What makes nitrile rubber chemically interesting is the acrylonitrile content — typically 33 to 40 per cent by weight — that gives the material its name. Those nitrile groups, each containing a carbon triple-bonded to a nitrogen, can be hydrogenated: treated with hydrogen under pressure in the presence of a catalyst, converting them into amine groups. Amines are what make carbon capture materials work. They bind CO₂ through a reversible chemical reaction, holding it until heated — at which point they release it, refreshed and ready to capture again. Kildahl’s insight was that gloves already contain the chemical architecture needed; it just needs coaxing into the right form.
The catalyst of choice turned out to be a ruthenium complex called RuMACHO, a commercially available pincer compound that had previously proved effective for small-molecule nitrile reduction. Applying it to bulk polymer was, the paper notes, a more demanding proposition. Vulcanised gloves can’t dissolve in the reaction medium — they swell instead, making catalyst access harder and requiring higher loadings. The team shredded gloves from Ansell, a major manufacturer, tested both rough-cut particles and finer powders from cryogenic milling (freezing the rubber in liquid nitrogen before grinding, to stop it deforming rather than fracturing), and found, somewhat to their relief, that particle size barely mattered. The nitrile conversion proceeded with high efficiency regardless.
The resulting material, a pale powder of hydrogenated nitrile rubber, then went into a thermogravimetric analyser — an instrument that measures mass changes as a gas flows over a sample. The results were unexpected. “In our experiments, we converted the glove so that it can capture CO₂ instead of becoming a waste product that releases CO₂ and other harmful gases during incineration,” says Kildahl. More intriguingly, the adsorbent performed better at 90°C than at room temperature. For a non-porous material — one with essentially no internal surface area for gas to permeate — this is counterintuitive. Porous materials like metal-organic frameworks work through surface contact; the greater the surface, the more CO₂ can be grabbed. Rubber has a surface area of less than 1 square metre per gram. It should, by rights, be terrible at this. But the flexible polymer chains, which have glass transition temperatures well below zero, become increasingly mobile at higher temperatures, improving gas permeability — CO₂ hopping from amine to amine through the rubber matrix in a process resembling facilitated transport membranes. At 90°C with a realistic 10 per cent CO₂ concentration (mimicking industrial flue gas), the material captures 1.68 millimoles per gram over five hours, and around 0.5 to 1.25 mmol/g in a more industrial-relevant 15-minute window.

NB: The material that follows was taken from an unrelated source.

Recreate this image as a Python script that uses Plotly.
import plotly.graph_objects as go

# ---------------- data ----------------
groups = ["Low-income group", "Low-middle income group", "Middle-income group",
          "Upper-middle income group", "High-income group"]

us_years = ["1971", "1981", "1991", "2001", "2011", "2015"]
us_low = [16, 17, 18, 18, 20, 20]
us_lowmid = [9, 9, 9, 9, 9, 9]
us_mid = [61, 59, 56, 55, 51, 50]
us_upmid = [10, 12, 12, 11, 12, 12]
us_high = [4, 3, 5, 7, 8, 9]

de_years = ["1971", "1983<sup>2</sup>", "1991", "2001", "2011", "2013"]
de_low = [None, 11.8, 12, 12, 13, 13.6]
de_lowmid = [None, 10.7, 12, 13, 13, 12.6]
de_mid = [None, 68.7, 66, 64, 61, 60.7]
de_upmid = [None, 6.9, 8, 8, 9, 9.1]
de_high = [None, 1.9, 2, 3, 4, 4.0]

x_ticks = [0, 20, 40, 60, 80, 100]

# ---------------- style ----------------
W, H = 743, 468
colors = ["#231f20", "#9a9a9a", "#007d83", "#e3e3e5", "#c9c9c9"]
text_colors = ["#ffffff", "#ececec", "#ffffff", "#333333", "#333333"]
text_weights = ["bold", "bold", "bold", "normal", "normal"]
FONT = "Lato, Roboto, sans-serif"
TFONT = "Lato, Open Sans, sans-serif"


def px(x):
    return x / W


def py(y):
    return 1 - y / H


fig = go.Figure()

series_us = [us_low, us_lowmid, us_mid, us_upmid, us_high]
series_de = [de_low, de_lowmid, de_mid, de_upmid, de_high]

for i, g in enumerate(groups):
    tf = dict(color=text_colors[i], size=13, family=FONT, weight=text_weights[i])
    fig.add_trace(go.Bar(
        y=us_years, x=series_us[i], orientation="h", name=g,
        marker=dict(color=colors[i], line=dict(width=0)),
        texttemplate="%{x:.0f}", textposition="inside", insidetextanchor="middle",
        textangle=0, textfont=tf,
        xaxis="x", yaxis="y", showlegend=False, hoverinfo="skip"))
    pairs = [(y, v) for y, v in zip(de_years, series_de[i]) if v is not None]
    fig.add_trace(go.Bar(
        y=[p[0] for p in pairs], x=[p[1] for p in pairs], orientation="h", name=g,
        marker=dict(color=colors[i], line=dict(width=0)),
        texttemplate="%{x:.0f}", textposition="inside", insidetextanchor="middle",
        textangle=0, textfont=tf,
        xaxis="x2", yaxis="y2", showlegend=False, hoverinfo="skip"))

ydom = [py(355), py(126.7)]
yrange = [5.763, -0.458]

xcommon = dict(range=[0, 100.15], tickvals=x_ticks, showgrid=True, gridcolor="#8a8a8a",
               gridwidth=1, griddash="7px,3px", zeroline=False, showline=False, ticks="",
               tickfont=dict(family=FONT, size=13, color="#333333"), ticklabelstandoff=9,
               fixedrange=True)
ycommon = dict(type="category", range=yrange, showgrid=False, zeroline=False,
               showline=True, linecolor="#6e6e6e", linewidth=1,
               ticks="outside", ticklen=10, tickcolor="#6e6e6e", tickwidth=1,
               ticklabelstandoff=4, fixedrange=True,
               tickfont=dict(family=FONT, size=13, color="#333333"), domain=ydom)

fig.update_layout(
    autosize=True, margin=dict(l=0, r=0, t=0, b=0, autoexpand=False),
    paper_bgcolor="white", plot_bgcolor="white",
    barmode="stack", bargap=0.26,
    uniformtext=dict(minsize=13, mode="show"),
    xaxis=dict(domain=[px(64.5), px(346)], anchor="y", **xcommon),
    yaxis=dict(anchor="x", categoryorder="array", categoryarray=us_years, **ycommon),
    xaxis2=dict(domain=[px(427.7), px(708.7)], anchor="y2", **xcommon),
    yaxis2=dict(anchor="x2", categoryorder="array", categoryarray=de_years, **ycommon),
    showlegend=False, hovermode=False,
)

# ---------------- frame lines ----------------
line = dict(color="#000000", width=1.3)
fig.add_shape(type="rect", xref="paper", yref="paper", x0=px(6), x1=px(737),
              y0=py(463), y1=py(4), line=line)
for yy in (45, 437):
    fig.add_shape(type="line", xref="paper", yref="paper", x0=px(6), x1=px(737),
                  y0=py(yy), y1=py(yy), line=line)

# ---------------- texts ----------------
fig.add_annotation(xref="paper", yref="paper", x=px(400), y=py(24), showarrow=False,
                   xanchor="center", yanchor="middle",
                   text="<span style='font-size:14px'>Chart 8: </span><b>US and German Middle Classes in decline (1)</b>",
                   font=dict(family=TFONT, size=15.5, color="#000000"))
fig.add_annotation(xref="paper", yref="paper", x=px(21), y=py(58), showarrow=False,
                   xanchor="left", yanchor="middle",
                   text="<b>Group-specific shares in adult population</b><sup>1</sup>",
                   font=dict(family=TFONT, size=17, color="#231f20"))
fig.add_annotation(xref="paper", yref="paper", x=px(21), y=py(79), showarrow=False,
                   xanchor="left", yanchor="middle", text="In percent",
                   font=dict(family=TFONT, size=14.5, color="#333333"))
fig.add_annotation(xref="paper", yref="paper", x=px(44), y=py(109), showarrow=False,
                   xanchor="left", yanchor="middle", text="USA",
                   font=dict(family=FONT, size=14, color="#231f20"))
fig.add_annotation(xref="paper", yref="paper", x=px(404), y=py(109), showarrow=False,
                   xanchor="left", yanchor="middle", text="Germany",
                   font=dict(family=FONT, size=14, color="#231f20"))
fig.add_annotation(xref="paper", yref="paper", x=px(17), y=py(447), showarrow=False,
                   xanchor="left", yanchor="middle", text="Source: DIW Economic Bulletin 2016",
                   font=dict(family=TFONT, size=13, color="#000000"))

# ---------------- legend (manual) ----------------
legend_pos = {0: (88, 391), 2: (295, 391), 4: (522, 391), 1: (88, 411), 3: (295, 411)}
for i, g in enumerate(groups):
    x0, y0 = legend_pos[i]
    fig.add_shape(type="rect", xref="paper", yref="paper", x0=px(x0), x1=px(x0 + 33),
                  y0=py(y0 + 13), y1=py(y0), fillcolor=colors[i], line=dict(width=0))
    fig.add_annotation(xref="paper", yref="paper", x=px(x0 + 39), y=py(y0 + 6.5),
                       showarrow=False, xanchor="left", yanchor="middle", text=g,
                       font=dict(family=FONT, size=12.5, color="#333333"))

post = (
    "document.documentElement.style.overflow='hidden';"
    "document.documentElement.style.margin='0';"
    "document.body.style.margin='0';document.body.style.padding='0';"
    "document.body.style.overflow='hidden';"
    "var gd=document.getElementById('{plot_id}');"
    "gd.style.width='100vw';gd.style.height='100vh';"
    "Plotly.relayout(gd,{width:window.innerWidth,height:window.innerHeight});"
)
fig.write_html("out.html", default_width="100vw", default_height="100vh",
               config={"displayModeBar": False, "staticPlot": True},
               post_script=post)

That 90°C sweet spot turns out to be serendipitous. In China, where coal-fired power plants account for nearly two-thirds of electricity generation, flue gas is routinely cooled to exactly that temperature before exhaust treatment — partly to avoid acid dewpoint corrosion in pipework. The leading solid adsorbent on the market, Calgary Framework 20 (a metal-organic framework commercialised by Svante and BASF), performs very well at room temperature but captures only around 0.5 mmol/g at 90°C. The rubber materials don’t match CALF-20 under its optimal conditions, but at the temperatures relevant to actual power plant operation, they are complementary — and in some cases superior. The team put their four best adsorbents through 40 successive capture-and-release cycles and found capacity losses of between two and seven per cent. Acceptable for a material whose feedstock would otherwise go up in smoke.
The scope extends beyond gloves. Styrene-butadiene-styrene rubber — produced at 1.8 million tonnes a year, used in shoe soles and as an asphalt additive — lacks the nitrogen-containing groups of nitrile rubber. The Aarhus team added them using a two-step hydrocyanation-hydrogenation sequence, first inserting nitrile groups using a nickel catalyst and carefully controlled hydrogen cyanide gas (generated in situ in a sealed two-chamber reactor, away from the main reaction), then reducing them to amines. A shoe sole from the brand Monki was among the substrates tested. It worked.
“That is why it is smart to utilise a waste material available in such large quantities, rather than extracting more oil from the ground,” Kildahl says. “With the rubber glove, we can create a CO₂ capture material where almost every atom in the product comes from waste, except for a small amount of hydrogen, which can ideally be obtained from water via Power-to-X.” The logic is circular in the best sense. Waste rubber, which would otherwise release carbon on incineration, becomes a tool for removing carbon from power plant emissions. The CO₂ it captures can go into underground storage or feed Power-to-X processes producing green fuels.
Kildahl is candid about where things stand. The work is at technology readiness level 3 or 4 on a scale of 9 — proof of concept in the laboratory, grams rather than kilograms. The ruthenium catalyst is expensive, which matters considerably when you’re imagining million-tonne production scales. “We are working on a gram scale right now, and reactions can look and behave differently when we scale up to kilograms,” he says. “But our results look very promising.” The IPCC estimates that meeting Paris Agreement targets will require removing 5 to 16 billion tonnes of CO₂ from the atmosphere annually by 2050. Current direct air capture facilities remove a few tens of thousands of tonnes per year. The gap between those numbers is where materials chemists are working. Discarded gloves, it seems, might be part of the answer.